Вокруг Света 1972 № 04 (2379) (Журнал «Вокруг Света») - страница 64

И вот уже в полной зрелости своего таланта, на вершине лет художник начинает новый путь. На этот раз не в Рим и не в Париж, не в Швейцарию, а в иные и далекие страны — на Восток.

Об этом новом этапе в творчестве Рериха, отмеченном грандиозными открытиями в познании духовного мира и художественной культуры Востока, новыми вкладами в мировоззрение самого мастера, написано много статей и книг.

Так много, что все это даже как бы отодвигает и заслоняет первый северный этап. На самом же деле одно не может быть понято и раскрыто полностью без другого. Между ними пролегает не пропасть, а сохраняется незримая, но ощутимая связь.

Эта связь — в гуманизме мировоззрения Рериха как художника, мыслителя и при этом не созерцателя, не отшельника, а человека действия.

С самого начала, с детства он живо и непосредственно откликался на все, что откладывалось в его душе. Здесь был наряду с Древней Русью драгоценный вклад Запада — древней Скандинавии с ее мужественными сагами, валькириями и викингами, витязями в кованых латах, чудовищными великанами страны льдов, с «Тристаном и Изольдой» Вагнера, «Сестрой Беатрисой» и «Принцессой Малейн» Метерлинка. Но столь же рано его воображение захватили красочные образы далекой Индии, Японии и даже легендарной Атлантиды. Так появляется стройная девушка Дева-сари Абунту, опирающаяся на изукрашенную колонну древнего храма, а около нее голубые, янтарно-желтые и синие птицы, сродни Сирину и Алконосту русского эпоса. И уже создан был «Индийский путь» — прообраз реального пути, по которому много лет спустя поведет он свой караван через пустыни, горы и степи Центральной Азии навстречу стране чудес.

Теперь, как и прежде, Рерих остается верен археологии; он ищет следы великих переселений народов, на его пути высились ряды каменных столбов — менгиров, таких же, как в языческой Скандинавии. По шершавой коре валунов выбиты были камнем загадочные изображения, оставленные почитателями сил природы в далекие добуддийские времена: козлы, охотники с луками, колесницы.

Но больше всего художника захватила природа Центральной Азии, такая же первозданная, девственная, как во времена Пржевальского, — с ее дикими лошадьми, яками, куланами.

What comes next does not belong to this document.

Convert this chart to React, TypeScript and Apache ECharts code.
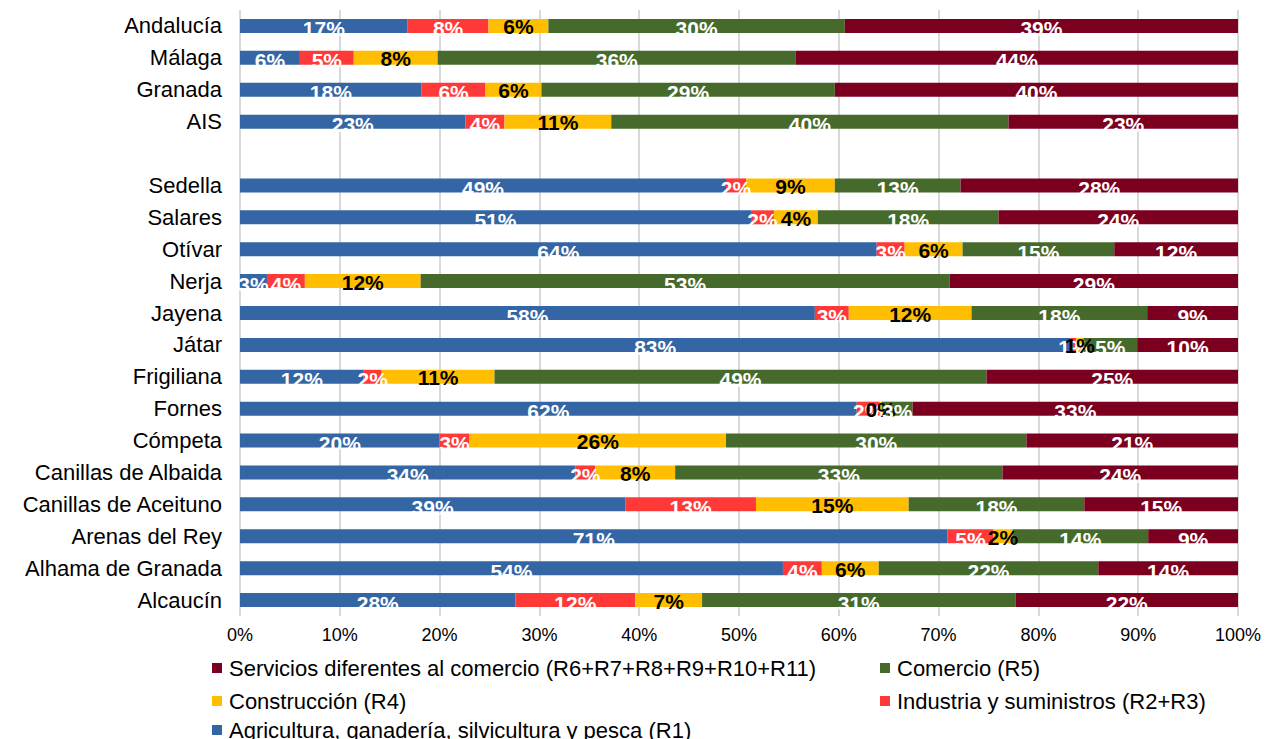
import React, { useEffect, useRef } from "react";
import * as echarts from "echarts";

const categories = [
  "Andalucía", "Málaga", "Granada", "AIS", "",
  "Sedella", "Salares", "Otívar", "Nerja", "Jayena", "Játar", "Frigiliana",
  "Fornes", "Cómpeta", "Canillas de Albaida", "Canillas de Aceituno",
  "Arenas del Rey", "Alhama de Granada", "Alcaucín",
];

const agricultura = [16.8, 6.0, 18.2, 22.6, null, 48.7, 51.2, 63.8, 2.7, 57.6, 83.2, 12.4, 61.8, 20.0, 33.6, 38.6, 70.9, 54.4, 27.6];
const industria = [8.1, 5.4, 6.4, 3.9, null, 2.0, 2.3, 2.8, 3.8, 3.4, 0.6, 1.8, 2.3, 3.0, 2.0, 13.1, 4.6, 3.9, 12.0];
const construccion = [6.0, 8.4, 5.6, 10.7, null, 8.9, 4.4, 5.8, 11.6, 12.3, 0.7, 11.3, 0.2, 25.7, 8.0, 15.3, 1.9, 5.7, 6.7];
const comercio = [29.7, 35.9, 29.4, 39.8, null, 12.6, 18.1, 15.2, 53.0, 17.6, 5.4, 49.3, 3.1, 30.1, 32.8, 17.6, 13.6, 22.0, 31.4];
const servicios = [39.4, 44.3, 40.4, 23.0, null, 27.8, 24.0, 12.4, 28.9, 9.1, 10.1, 25.2, 32.6, 21.2, 23.6, 15.4, 9.0, 14.0, 22.3];

const xTicks = ["0%", "10%", "20%", "30%", "40%", "50%", "60%", "70%", "80%", "90%", "100%"];

const names = {
  agr: "Agricultura, ganadería, silvicultura y pesca (R1)",
  ind: "Industria y suministros (R2+R3)",
  con: "Construcción (R4)",
  com: "Comercio (R5)",
  ser: "Servicios diferentes al comercio (R6+R7+R8+R9+R10+R11)",
};

const colors = {
  agr: "#3465a4",
  ind: "#ff3838",
  con: "#ffbf00",
  com: "#466a2b",
  ser: "#7b0020",
};

const FONT = "'Liberation Sans', Arial, sans-serif";

export default function App() {
  const ref = useRef<HTMLDivElement>(null);

  useEffect(() => {
    if (!ref.current) return;
    const chart = echarts.init(ref.current, null, { renderer: "svg" });

    const fmt = (p: any) =>
      p.value === null || p.value === undefined || p.value === "-" ? "" : Math.round(p.value) + "%";

    const mkSeries = (key: string, data: (number | null)[], dark: boolean) => ({
      name: (names as any)[key],
      type: "bar",
      stack: "total",
      barWidth: 14,
      data: data.map((v) => (v === null ? "-" : v)),
      itemStyle: { color: (colors as any)[key] },
      label: {
        show: true,
        position: "inside",
        formatter: fmt,
        color: dark ? "#000000" : "#ffffff",
        fontSize: 21,
        fontWeight: "bold",
        fontFamily: FONT,
        offset: dark ? [0, 1] : [0, 3],
      },
    });

    const legendItem = (key: string, left: number, top: number) => ({
      show: true,
      left,
      top,
      itemWidth: 10,
      itemHeight: 10,
      itemGap: 0,
      icon: "rect",
      data: [(names as any)[key]],
      textStyle: { fontSize: 22, fontFamily: FONT, color: "#000", padding: [0, 0, 0, 2] },
      selectedMode: false,
    });

    chart.setOption({
      animation: false,
      textStyle: { fontFamily: FONT },
      grid: { left: 240, right: 28, top: 10, height: 606, containLabel: false },
      xAxis: {
        type: "value",
        min: 0,
        max: 100,
        interval: 10,
        axisLine: { show: false },
        axisTick: { show: false },
        splitLine: { show: true, lineStyle: { color: "#d9d9d9", width: 2 } },
        axisLabel: {
          formatter: (v: number) => xTicks[Math.round(v / 10)],
          fontSize: 18,
          color: "#000",
          fontFamily: FONT,
          margin: 10,
        },
      },
      yAxis: {
        type: "category",
        inverse: true,
        data: categories,
        axisLine: { show: false },
        axisTick: { show: false },
        axisLabel: { fontSize: 22, color: "#000", fontFamily: FONT, margin: 18 },
      },
      legend: [
        legendItem("ser", 207, 652),
        legendItem("com", 875, 652),
        legendItem("con", 207, 685),
        legendItem("ind", 875, 685),
        legendItem("agr", 207, 714),
      ],
      series: [
        mkSeries("agr", agricultura, false),
        mkSeries("ind", industria, false),
        mkSeries("con", construccion, true),
        mkSeries("com", comercio, false),
        mkSeries("ser", servicios, false),
      ],
    });

    return () => chart.dispose();
  }, []);

  return (
    <div
      ref={ref}
      style={{ position: "fixed", left: 0, top: 0, width: 1266, height: 739, background: "#ffffff" }}
    />
  );
}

На тысячи километров расстилались горные хребты, покрытые шапками вечных снегов, бесконечные степи с редкой травой у их подножия, а то и совсем пустые, покрытые черной галькой — черная Гоби, солончаки и снова горы. Суровая природа окружала здесь человека.

Но какие глубокие, чистые и яркие сверкали здесь краски, а вместе с тем необыкновенные для европейского глаза, как причудливы и необычны изломы скал и контуры зубчатых гор! Мне помнится, как при первых лучах солнца огненным взлетом, гигантским факелом вспыхнули вдруг скалы с гнездом драконов-динозавров в пустынной долине Баиндзака. И тут нам стало понятно, почему Эндрюс назвал эти причудливые, как средневековый замок, обнажения красного гобийского песчаника «Пылающими скалами». Во сколько же раз больше чудес мог увидеть и увидел здесь глаз такого художника, каким был Рерих!